Dalam pertemuan dengan Managing Director IMF Kristalina Georgieva pada Rabu, 9 Agustus 2023 yang lalu, ia menyampaikan apresiasi terhadap program hilirisasi nikel yang sudah dilakukan oleh Pemerintah yang sudah berkontribusi signifikan terhadap perekonomian dan stabilitas makro Indonesia. Beliau juga menyampaikan permintaan maaf kepada Pemerintah Indonesia melalui Menko Marves Luhut Panjaitan, jika laporan IMF yang keluar baru-baru ini menimbulkan polemik di Indonesia.

Jika dunia internasional saja mengapresiasi upaya Presiden Jokowi melakukan hilirisasi ini, sangat disayangkan masih ada orang-orang di dalam negeri yang mengkritik tanpa dasar, apalagi sampai menyatakan Presiden Jokowi telah menyampaikan data yang menyesatkan.

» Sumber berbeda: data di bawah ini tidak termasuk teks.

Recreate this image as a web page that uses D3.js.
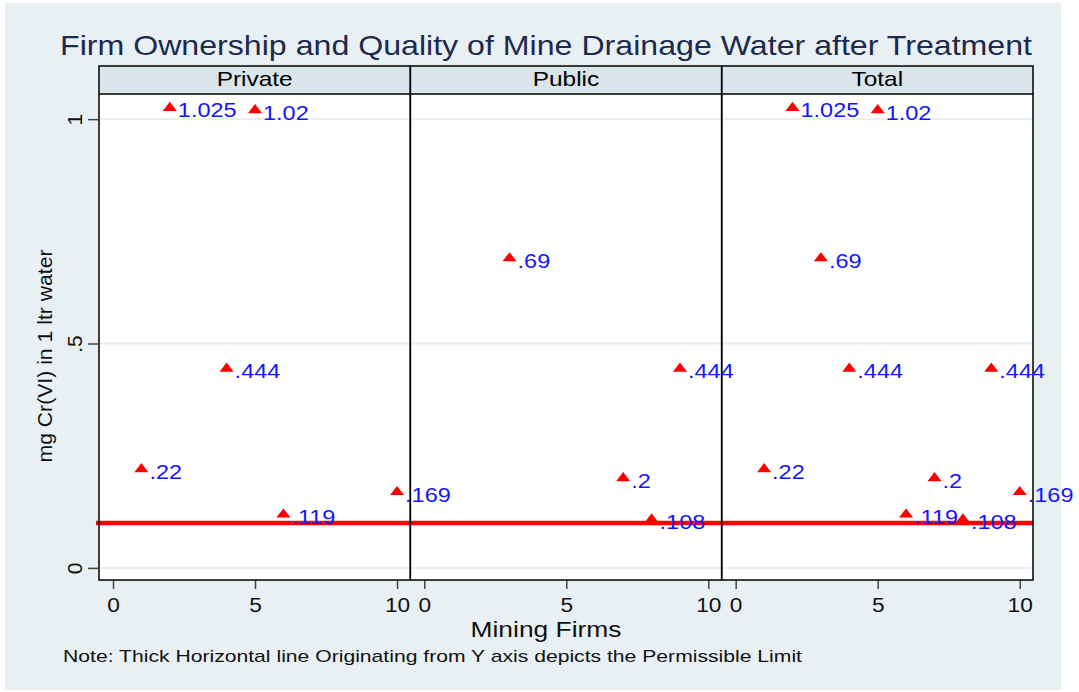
<!DOCTYPE html>
<html>
<head>
<meta charset="utf-8">
<script src="https://cdn.jsdelivr.net/npm/d3@7"></script>
<style>
  html, body { margin: 0; padding: 0; background: #ffffff; }
  svg { display: block; font-family: "Liberation Sans", Arial, Helvetica, sans-serif; }
</style>
</head>
<body>
<svg id="chart" width="1079" height="692"></svg>
<script>
// ---------- data ----------
const panelNames = ["Private", "Public", "Total"];
const privateFirms = [1, 2, 4, 5, 6, 10];
const privateCr = [0.22, 1.025, 0.444, 1.02, 0.119, 0.169];
const publicFirms = [3, 7, 8, 9];
const publicCr = [0.69, 0.2, 0.108, 0.444];
const totalFirms = [1, 2, 3, 4, 5, 6, 7, 8, 9, 10];
const totalCr = [0.22, 1.025, 0.69, 0.444, 1.02, 0.119, 0.2, 0.108, 0.444, 0.169];
const xTicks = [0, 5, 10];
const yTicks = [0, 0.5, 1];
const yTickLabels = ["0", ".5", "1"];
const permissibleLimit = 0.1;
const titleText = "Firm Ownership and Quality of Mine Drainage Water after Treatment";
const xTitle = "Mining Firms";
const yTitle = "mg Cr(VI) in 1 ltr water";
const noteText = "Note: Thick Horizontal line Originating from Y axis depicts the Permissible Limit";

const seriesByPanel = [
  { firms: privateFirms, cr: privateCr },
  { firms: publicFirms, cr: publicCr },
  { firms: totalFirms, cr: totalCr }
];

// ---------- layout ----------
const svg = d3.select("#chart");
const plotLeft = 99, plotRight = 1033, plotTop = 94, plotBottom = 580, stripTop = 66;
const panelW = (plotRight - plotLeft) / 3;
const fmt = v => String(v).replace(/^0\./, ".");

svg.append("rect").attr("x", 5).attr("y", 3).attr("width", 1056).attr("height", 687)
  .attr("fill", "#e9f0f3");

const y = d3.scaleLinear().domain([-0.027, 1.056]).range([plotBottom, plotTop]);

// title
svg.append("text").attr("x", 546).attr("y", 55).attr("text-anchor", "middle")
  .attr("font-size", 28).attr("fill", "#1c2a4d")
  .attr("textLength", 972).attr("lengthAdjust", "spacingAndGlyphs")
  .text(titleText);

const baseLayer = svg.append("g");
const frameLayer = svg.append("g");
const markLayer = svg.append("g");

panelNames.forEach((name, i) => {
  const left = plotLeft + i * panelW;
  const x = d3.scaleLinear().domain([-0.493, 10.468]).range([left, left + panelW]);
  const g = baseLayer.append("g");

  // strip
  g.append("rect").attr("x", left).attr("y", stripTop).attr("width", panelW)
    .attr("height", plotTop - stripTop).attr("fill", "#d9e5eb");
  g.append("text").attr("transform", `translate(${left + panelW / 2},86) scale(1.22,1)`)
    .attr("text-anchor", "middle").attr("font-size", 20).attr("fill", "#000")
    .text(name);

  // plot area
  g.append("rect").attr("x", left).attr("y", plotTop).attr("width", panelW)
    .attr("height", plotBottom - plotTop).attr("fill", "#ffffff");

  // grid
  g.selectAll(".grid").data(yTicks).join("line")
    .attr("x1", left).attr("x2", left + panelW)
    .attr("y1", d => y(d)).attr("y2", d => y(d))
    .attr("stroke", "#e7eef1").attr("stroke-width", 2);

  // x axis
  const xa = g.append("g").attr("transform", `translate(0,${plotBottom})`)
    .call(d3.axisBottom(x).tickValues(xTicks).tickSize(9).tickPadding(0).tickFormat(d3.format("d")));
  xa.select(".domain").remove();
  xa.selectAll(".tick line").attr("stroke", "#444").attr("stroke-width", 1.5);
  xa.selectAll(".tick text").attr("font-size", 21).attr("fill", "#111")
    .attr("font-family", "Liberation Sans, Arial, sans-serif")
    .attr("dy", null).attr("y", 32).attr("x", 0)
    .attr("transform", "scale(1.08,1)");

  // limit line
  g.append("line").attr("x1", left - (i === 0 ? 3 : 0)).attr("x2", left + panelW)
    .attr("y1", y(permissibleLimit)).attr("y2", y(permissibleLimit))
    .attr("stroke", "#ff0000").attr("stroke-width", 4.5);

  // frame
  frameLayer.append("rect").attr("x", left).attr("y", stripTop).attr("width", panelW)
    .attr("height", plotBottom - stripTop).attr("fill", "none")
    .attr("stroke", "#000").attr("stroke-width", 1.5);
  frameLayer.append("line").attr("x1", left).attr("x2", left + panelW)
    .attr("y1", plotTop).attr("y2", plotTop).attr("stroke", "#000").attr("stroke-width", 1.5);

  // markers and labels
  const s = seriesByPanel[i];
  const pts = s.firms.map((f, k) => ({ f, v: s.cr[k] }));
  const mg = markLayer.append("g");
  mg.selectAll("path").data(pts).join("path")
    .attr("d", d3.symbol(d3.symbolTriangle, 62)())
    .attr("transform", d => `translate(${x(d.f)},${y(d.v)}) scale(1.18,0.88)`)
    .attr("fill", "#ff0000");
  mg.selectAll("text").data(pts).join("text")
    .attr("transform", d => `translate(${x(d.f) + 8},${y(d.v) + 9.5}) scale(1.12,1)`)
    .attr("font-size", 21).attr("fill", "#1414ff")
    .text(d => fmt(d.v));
});

// y axis
const ya = svg.append("g").attr("transform", `translate(${plotLeft},0)`)
  .call(d3.axisLeft(y).tickValues(yTicks).tickSize(11).tickPadding(0)
    .tickFormat((d, i) => yTickLabels[i]));
ya.select(".domain").remove();
ya.selectAll(".tick line").attr("stroke", "#444").attr("stroke-width", 1.5);
ya.selectAll(".tick text").attr("font-size", 21).attr("fill", "#111")
  .attr("font-family", "Liberation Sans, Arial, sans-serif")
  .attr("x", null).attr("dy", null).attr("text-anchor", "middle")
  .attr("transform", "translate(-17,0) rotate(-90)");

// axis titles
svg.append("text").attr("x", 546).attr("y", 637).attr("text-anchor", "middle")
  .attr("font-size", 22).attr("fill", "#111")
  .attr("textLength", 151).attr("lengthAdjust", "spacingAndGlyphs")
  .text(xTitle);
svg.append("text").attr("transform", "translate(52,356) rotate(-90)")
  .attr("text-anchor", "middle").attr("font-size", 21).attr("fill", "#111")
  .attr("textLength", 213).attr("lengthAdjust", "spacingAndGlyphs")
  .text(yTitle);

// note
svg.append("text").attr("x", 63).attr("y", 662).attr("font-size", 17).attr("fill", "#111")
  .attr("textLength", 739).attr("lengthAdjust", "spacingAndGlyphs")
  .text(noteText);
</script>
</body>
</html>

Terakhir, ada satu pertanyaan yang cukup banyak saya peroleh akhir-akhir ini, yaitu bagaimana kelanjutan program hilirisasi dan transformasi ekonomi setelah Presiden Jokowi selesai pada tahun 2024?

Pertanyaan seperti ini cukup bertubi tubi saya terima. Jawabannya tentu saja akan berlanjut karena ini sudah menjadi program pemerintah. Meskipun saya tidak tahu apakah para investor ini puas dengan jawaban saya.

Masih banyak kekurangan dari program hilirisasi yang kita lakukan saat ini, oleh karena itu kritik dan masukan tetap kami butuhkan. Tentunya dengan dasar dan analisis yang jelas dan tidak asal tuduh apalagi sampai menyebutkan data yang Presiden Jokowi sampaikan menyesatkan.


*) Septian Hario Seto adalag Deputi Investasi dan Pertambangan Kemenko Marves.